The fryer should be cleaned daily, and this operation can
be combined with filtering the frying compound. After the
fryer is drained, wipe the inside with cloth saturated in a
commercial fryer/griddle cleaner, then rinse thoroughly.
Wipe dry and put the filtered compound back in the
frypot. The frypot should be boiled out once a week with a
commercial fryer/griddle cleaner according to direction on
the bottle. Each day wipe down the controls and all inside
the door with a damp cloth. Remove the basket hanger and
clean at least once a week. This way your fryer will stay clean
and new looking much longer. Be sure that the grease cover
for the automatic gas valve is kept in place

Cleaning

Stainless Steel

For routine cleaning just wash with a hot water and
detergent solution. Wash just a small area at a time or the
water will evaporate leaving chemicals behind causing
streaking. Rinse the washed area with a clean sponge dipped
in a sanitizing solution and wipe dry with a soft clean cloth
before it can dry. Use a paste (of water and a mild scouring
powder) if you have to, but never rub against the grain.
All stainless steel has been polished in one direction. Rub
with the polish lines to preserve the original finish.
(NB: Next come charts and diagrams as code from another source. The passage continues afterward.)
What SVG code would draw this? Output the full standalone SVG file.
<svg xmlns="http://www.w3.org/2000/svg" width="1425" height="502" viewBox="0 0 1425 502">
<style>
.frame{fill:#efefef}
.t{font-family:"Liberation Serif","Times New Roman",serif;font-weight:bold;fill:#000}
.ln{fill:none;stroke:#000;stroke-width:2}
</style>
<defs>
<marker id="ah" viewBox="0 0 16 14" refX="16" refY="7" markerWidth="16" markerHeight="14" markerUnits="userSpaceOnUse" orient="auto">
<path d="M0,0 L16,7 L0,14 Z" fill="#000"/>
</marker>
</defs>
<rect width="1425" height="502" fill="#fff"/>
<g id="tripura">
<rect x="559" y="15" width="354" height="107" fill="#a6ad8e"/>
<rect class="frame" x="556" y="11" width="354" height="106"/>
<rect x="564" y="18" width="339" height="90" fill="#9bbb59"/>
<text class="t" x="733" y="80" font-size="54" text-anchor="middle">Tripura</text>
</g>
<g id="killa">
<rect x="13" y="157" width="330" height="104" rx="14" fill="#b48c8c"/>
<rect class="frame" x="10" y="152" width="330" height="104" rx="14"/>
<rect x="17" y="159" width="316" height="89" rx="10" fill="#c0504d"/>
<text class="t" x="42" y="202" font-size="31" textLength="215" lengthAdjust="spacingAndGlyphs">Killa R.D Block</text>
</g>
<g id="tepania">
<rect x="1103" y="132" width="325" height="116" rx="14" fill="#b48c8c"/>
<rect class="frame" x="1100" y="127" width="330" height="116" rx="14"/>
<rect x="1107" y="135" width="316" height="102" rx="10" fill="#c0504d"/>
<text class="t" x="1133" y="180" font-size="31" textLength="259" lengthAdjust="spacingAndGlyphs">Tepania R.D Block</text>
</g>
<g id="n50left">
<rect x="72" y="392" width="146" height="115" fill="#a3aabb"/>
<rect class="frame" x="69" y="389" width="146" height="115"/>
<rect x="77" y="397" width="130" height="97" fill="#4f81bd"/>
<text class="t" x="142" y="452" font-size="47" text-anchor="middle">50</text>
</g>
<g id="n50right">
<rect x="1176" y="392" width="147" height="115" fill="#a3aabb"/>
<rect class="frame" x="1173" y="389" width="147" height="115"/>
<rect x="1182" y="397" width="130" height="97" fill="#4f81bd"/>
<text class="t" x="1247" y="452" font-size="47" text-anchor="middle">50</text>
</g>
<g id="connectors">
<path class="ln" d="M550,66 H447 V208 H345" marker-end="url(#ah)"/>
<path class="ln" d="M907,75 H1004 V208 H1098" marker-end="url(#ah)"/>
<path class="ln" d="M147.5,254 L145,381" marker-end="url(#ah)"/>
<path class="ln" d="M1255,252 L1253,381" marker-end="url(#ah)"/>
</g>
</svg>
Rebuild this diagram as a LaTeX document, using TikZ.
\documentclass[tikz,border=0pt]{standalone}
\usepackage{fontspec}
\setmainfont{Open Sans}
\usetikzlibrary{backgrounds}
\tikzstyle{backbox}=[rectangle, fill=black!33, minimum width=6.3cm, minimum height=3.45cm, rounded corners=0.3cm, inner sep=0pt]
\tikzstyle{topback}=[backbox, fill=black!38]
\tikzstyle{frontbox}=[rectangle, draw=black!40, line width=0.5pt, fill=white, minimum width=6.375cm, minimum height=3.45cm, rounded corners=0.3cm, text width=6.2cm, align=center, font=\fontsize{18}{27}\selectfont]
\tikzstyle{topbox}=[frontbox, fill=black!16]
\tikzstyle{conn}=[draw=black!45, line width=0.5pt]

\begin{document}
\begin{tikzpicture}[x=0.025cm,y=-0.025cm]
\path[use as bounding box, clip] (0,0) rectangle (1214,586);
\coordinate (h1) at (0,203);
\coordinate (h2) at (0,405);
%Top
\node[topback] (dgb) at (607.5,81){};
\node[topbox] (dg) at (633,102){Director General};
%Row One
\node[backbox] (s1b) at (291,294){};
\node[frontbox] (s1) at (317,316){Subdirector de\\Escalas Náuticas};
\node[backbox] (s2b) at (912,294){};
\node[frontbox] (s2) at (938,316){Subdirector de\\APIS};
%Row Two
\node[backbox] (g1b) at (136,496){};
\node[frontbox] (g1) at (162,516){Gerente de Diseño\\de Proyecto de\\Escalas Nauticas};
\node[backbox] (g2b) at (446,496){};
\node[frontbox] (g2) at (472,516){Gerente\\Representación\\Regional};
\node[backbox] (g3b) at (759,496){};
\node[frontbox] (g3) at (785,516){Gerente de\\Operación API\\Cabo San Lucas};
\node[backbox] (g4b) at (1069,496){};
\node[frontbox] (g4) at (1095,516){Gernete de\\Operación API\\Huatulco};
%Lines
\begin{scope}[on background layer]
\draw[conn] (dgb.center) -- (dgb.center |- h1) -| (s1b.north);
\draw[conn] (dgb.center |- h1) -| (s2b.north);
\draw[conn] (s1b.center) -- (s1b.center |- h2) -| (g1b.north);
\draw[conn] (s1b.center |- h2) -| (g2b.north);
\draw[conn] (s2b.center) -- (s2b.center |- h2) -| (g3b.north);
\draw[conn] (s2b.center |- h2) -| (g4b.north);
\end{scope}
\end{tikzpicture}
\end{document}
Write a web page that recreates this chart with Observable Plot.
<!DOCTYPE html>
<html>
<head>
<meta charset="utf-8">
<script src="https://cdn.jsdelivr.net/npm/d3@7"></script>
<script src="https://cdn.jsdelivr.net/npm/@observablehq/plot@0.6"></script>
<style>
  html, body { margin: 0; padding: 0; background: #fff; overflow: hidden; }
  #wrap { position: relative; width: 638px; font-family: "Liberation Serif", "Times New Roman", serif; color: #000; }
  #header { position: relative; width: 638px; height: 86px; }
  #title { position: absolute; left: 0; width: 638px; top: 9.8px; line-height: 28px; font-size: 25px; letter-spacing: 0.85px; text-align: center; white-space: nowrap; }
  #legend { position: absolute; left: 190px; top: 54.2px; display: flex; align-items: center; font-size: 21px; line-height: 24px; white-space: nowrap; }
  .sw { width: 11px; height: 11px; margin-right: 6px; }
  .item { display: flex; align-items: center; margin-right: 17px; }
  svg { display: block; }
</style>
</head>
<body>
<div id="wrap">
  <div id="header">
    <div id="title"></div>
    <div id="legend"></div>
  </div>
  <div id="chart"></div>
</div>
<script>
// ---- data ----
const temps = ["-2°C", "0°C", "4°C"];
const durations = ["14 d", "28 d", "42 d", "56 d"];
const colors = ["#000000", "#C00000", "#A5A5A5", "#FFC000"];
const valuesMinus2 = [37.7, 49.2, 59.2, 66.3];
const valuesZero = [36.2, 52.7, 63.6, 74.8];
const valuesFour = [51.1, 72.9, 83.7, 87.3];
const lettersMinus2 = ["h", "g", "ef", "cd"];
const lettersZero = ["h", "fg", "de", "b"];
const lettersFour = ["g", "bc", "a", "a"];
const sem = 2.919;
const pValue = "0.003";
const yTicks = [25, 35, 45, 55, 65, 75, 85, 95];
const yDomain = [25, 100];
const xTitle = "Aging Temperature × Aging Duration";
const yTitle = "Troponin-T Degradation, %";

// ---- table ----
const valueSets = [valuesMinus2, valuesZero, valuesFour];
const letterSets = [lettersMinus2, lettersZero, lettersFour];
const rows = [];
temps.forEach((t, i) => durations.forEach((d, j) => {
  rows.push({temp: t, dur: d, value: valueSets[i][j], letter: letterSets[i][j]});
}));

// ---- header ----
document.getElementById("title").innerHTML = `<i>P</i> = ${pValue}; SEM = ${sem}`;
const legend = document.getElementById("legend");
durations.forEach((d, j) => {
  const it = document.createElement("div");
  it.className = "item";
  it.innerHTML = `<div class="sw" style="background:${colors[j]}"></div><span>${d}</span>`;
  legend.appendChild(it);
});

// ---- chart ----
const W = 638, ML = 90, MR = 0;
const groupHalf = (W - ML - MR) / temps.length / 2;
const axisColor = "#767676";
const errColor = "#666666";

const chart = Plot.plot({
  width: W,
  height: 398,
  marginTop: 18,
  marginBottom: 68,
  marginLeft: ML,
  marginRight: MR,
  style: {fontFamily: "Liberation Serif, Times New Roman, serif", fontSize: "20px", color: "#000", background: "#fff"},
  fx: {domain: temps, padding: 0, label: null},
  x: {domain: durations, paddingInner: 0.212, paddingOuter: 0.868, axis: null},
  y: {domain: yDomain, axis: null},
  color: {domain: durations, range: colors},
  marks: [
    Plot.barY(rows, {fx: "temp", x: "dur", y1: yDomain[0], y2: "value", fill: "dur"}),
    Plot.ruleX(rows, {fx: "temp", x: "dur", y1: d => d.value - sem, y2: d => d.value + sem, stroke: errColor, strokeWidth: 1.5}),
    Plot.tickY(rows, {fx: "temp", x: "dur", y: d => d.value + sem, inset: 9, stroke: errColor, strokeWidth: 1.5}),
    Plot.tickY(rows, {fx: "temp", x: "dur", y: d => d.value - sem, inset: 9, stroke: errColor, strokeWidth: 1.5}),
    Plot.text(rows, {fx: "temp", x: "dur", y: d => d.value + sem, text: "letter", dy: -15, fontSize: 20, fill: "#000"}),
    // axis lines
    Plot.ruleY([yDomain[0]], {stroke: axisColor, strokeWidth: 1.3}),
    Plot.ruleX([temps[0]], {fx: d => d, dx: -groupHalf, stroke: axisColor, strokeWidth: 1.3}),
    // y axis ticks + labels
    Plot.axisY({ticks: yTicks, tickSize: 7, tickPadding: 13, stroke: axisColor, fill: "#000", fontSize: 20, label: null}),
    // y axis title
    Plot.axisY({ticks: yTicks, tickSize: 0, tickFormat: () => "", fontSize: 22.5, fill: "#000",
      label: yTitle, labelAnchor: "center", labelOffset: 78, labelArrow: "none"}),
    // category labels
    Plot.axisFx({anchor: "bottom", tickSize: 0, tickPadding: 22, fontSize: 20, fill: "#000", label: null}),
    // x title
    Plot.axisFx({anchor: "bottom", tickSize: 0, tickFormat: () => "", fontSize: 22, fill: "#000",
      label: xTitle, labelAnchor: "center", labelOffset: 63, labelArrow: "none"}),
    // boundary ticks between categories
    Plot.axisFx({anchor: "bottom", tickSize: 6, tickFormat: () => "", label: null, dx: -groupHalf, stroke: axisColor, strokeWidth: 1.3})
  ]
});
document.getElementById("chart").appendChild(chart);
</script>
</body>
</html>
Then
thoroughly rinse as before. To prevent fingerprints there
are several stainless steel polishes on the market that leave
an oily or waxy film. Do not use on surfaces that will be in
contact with food.
Stainless steel may discolor if overheated. These stains can
usually be removed by vigorous rubbing with a scouring
powder paste. Use only stainless steel, wood or plastic tools
it necessary to scrape off heavy deposits of grease and oil.
Do not use ordinary steel scrapers or knives as particles of
iron may become imbedded and rust. STEEL WOOL SHOULD
NEVER BE USED. Either a typical bleach solution or hot water
can be use to sanitize stainless steel with harm.
Part # 4518632 (02/19/08)

Draining and Filtering Of Fryer Compound

The draining and filtering of fryer compound must be
accomplished with care to avoid the possibility of a burn
resulting from careless handling.
Filtering: Turn fryer off. Consult the filtering manufactures'
operation instructions for recommended filtering procedure.
Instructions for use of the filter Quick are included in the
Owners Manual shipped with your filter Quick unit.
The following is a recommended procedure to drain and
filter your compound when no filter machine is available:
1. Screw the drain pipe provided with your fryer into the
drain valve. Assure that you have firmly attached the
drain pipe and that the curved end portion is pointing
"down. "
2. Position the stock pot or other container under the
drain pipe. The stock pot or other container must be of
sufficient design to withstand the heat generated by the
hot compound and must also be able to hold liquids. It is
recommended that where no filter machine is available,
the filter cone holder and filter cones be used. Be sure the
filter cone holder is resting securely on the stock pot or
other container.
3. Open the drain valve slowly to avoid splattering.
However, since splattering may occur anyway, extreme
caution should always be employed.
4. If the valve becomes clogged with food particles you
may wish to use a poker-like tool. The tool must be used
from the inside of the frypot only and caution should be
employed that the tool is gripped by the user as far as
possible from the hot fryer compound in the frypot. Do
not hammer on the drain valve as damage to the ball
inside the valve will cause it to leak. NEVER use this tool
or any other tool to unclog the valve from the front of the
valve. If the clog comes loose, hot compound could pour
out rapidly so beware of splattering in this event.
5. We recommend that the drained compound be allowed
to cool to 100°F or lower before transporting the stock
pot or other container, removing the drain pipe, or
removing the filter cone holder and filter cone.